Our final reading talked about Christ Jesus the cornerstone, this architectural term that seems to be about rooting God in one place. But we know that that's not at all what we're charged to do. We're not charged to worship our buildings. We're tempted to because they're beautiful and they cost a lot of money. But in fact we are invited to create a holy temple for God in our hearts and in our lives and everywhere we choose to sit. 
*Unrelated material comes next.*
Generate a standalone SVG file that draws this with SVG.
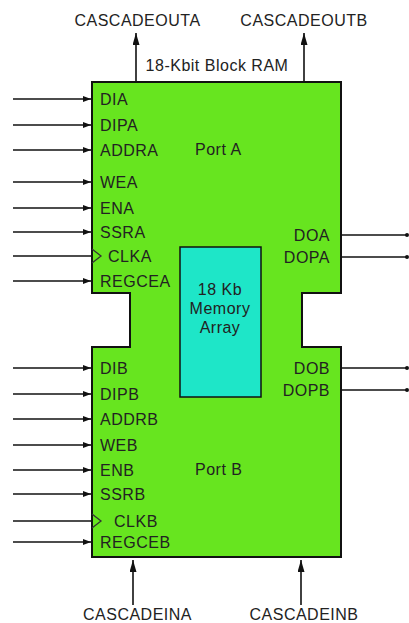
<svg xmlns="http://www.w3.org/2000/svg" width="409" height="623" viewBox="0 0 409 623">
<defs>
<style>
text{font-family:"Liberation Sans",Arial,sans-serif;font-size:16px;fill:#222;letter-spacing:0.5px}
.m{text-anchor:middle}
.e{text-anchor:end}
.w{stroke:#111;stroke-width:1.6;fill:none}
.clk{stroke:#333;stroke-width:1.3;fill:none}
</style>
<marker id="ah" viewBox="0 0 8 6" markerWidth="8" markerHeight="6" refX="8" refY="3" orient="auto" markerUnits="userSpaceOnUse">
<path d="M0,0 L8,3 L0,6 z" fill="#111"/>
</marker>
<marker id="ahv" viewBox="0 0 12 7" markerWidth="12" markerHeight="7" refX="12" refY="3.5" orient="auto" markerUnits="userSpaceOnUse">
<path d="M0,0 L12,3.5 L0,7 z" fill="#111"/>
</marker>
</defs>
<rect width="409" height="623" fill="#fff"/>
<g id="block">
<path d="M92,82 H341 V293 H302 V347 H341 V557 H92 V347 H130 V293 H92 Z" fill="#67e51f" stroke="#111" stroke-width="2"/>
<text class="m" x="217" y="71">18-Kbit Block RAM</text>
<text x="195" y="155">Port A</text>
<text x="195" y="475">Port B</text>
<text x="100" y="105">DIA</text>
<text x="100" y="131">DIPA</text>
<text x="100" y="156">ADDRA</text>
<text x="100" y="188">WEA</text>
<text x="100" y="214">ENA</text>
<text x="100" y="238">SSRA</text>
<text x="108" y="262">CLKA</text>
<text x="100" y="287">REGCEA</text>
<text x="100" y="374">DIB</text>
<text x="100" y="400">DIPB</text>
<text x="100" y="425">ADDRB</text>
<text x="100" y="451">WEB</text>
<text x="100" y="476">ENB</text>
<text x="100" y="500">SSRB</text>
<text x="114" y="527">CLKB</text>
<text x="100" y="548">REGCEB</text>
<text class="e" x="330" y="241">DOA</text>
<text class="e" x="330" y="263">DOPA</text>
<text class="e" x="330" y="374">DOB</text>
<text class="e" x="330" y="396">DOPB</text>
<path class="clk" d="M92,249 L101,256 L92,263"/>
<path class="clk" d="M92,514 L101,521 L92,528"/>
</g>
<g id="memory">
<rect x="180" y="247" width="81" height="150" fill="#1ee6c8" stroke="#111" stroke-width="1.5"/>
<text class="m" x="220" y="295">18 Kb</text>
<text class="m" x="220" y="314">Memory</text>
<text class="m" x="220" y="333">Array</text>
</g>
<g id="cascadeouta">
<text class="m" x="137.5" y="26">CASCADEOUTA</text>
</g>
<g id="cascadeoutb">
<text class="m" x="304" y="26">CASCADEOUTB</text>
</g>
<g id="cascadeina">
<text class="m" x="137.5" y="620">CASCADEINA</text>
</g>
<g id="cascadeinb">
<text class="m" x="304" y="620">CASCADEINB</text>
</g>
<g id="connectors">
<line class="w" x1="13" y1="99" x2="91" y2="99" marker-end="url(#ah)"/>
<line class="w" x1="13" y1="125" x2="91" y2="125" marker-end="url(#ah)"/>
<line class="w" x1="13" y1="150" x2="91" y2="150" marker-end="url(#ah)"/>
<line class="w" x1="13" y1="182" x2="91" y2="182" marker-end="url(#ah)"/>
<line class="w" x1="13" y1="208" x2="91" y2="208" marker-end="url(#ah)"/>
<line class="w" x1="13" y1="232" x2="91" y2="232" marker-end="url(#ah)"/>
<line class="w" x1="13" y1="256" x2="92" y2="256"/>
<line class="w" x1="13" y1="281" x2="91" y2="281" marker-end="url(#ah)"/>
<line class="w" x1="13" y1="368" x2="91" y2="368" marker-end="url(#ah)"/>
<line class="w" x1="13" y1="394" x2="91" y2="394" marker-end="url(#ah)"/>
<line class="w" x1="13" y1="419" x2="91" y2="419" marker-end="url(#ah)"/>
<line class="w" x1="13" y1="445" x2="91" y2="445" marker-end="url(#ah)"/>
<line class="w" x1="13" y1="470" x2="91" y2="470" marker-end="url(#ah)"/>
<line class="w" x1="13" y1="494" x2="91" y2="494" marker-end="url(#ah)"/>
<line class="w" x1="13" y1="521" x2="92" y2="521"/>
<line class="w" x1="13" y1="542" x2="91" y2="542" marker-end="url(#ah)"/>
<line class="w" x1="341" y1="235" x2="407" y2="235"/>
<line class="w" x1="341" y1="257" x2="407" y2="257"/>
<line class="w" x1="341" y1="368" x2="407" y2="368"/>
<line class="w" x1="341" y1="390" x2="407" y2="390"/>
<circle cx="407" cy="235" r="2" fill="#111"/>
<circle cx="407" cy="257" r="2" fill="#111"/>
<circle cx="407" cy="368" r="2" fill="#111"/>
<circle cx="407" cy="390" r="2" fill="#111"/>
<line class="w" x1="136" y1="82" x2="136" y2="33" marker-end="url(#ahv)"/>
<line class="w" x1="304" y1="82" x2="304" y2="33" marker-end="url(#ahv)"/>
<line class="w" x1="133" y1="605" x2="133" y2="560" marker-end="url(#ahv)"/>
<line class="w" x1="301" y1="605" x2="301" y2="560" marker-end="url(#ahv)"/>
</g>
</svg>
So this day, you have seated me in this chair, in this place. And there are chairs all over this diocese where I will be privileged to sit so that we all might be reminded together that we're called to this work together. That's what Episcopal churches do, we have these silly chairs in every church, or some semblance of them, to be reminded that the work  that we do to build the temple of God is never done in isolation, but it's done collectively, imbued by the Holy Spirit so that we may offer ourselves, our souls and bodies to God and to God's creation.

So let's be peculiar. Let's be peculiar together, be an organization that is meant not for its members but for those just outside our doors, to whom we say, all are welcome. Thanks be to God.  Amen.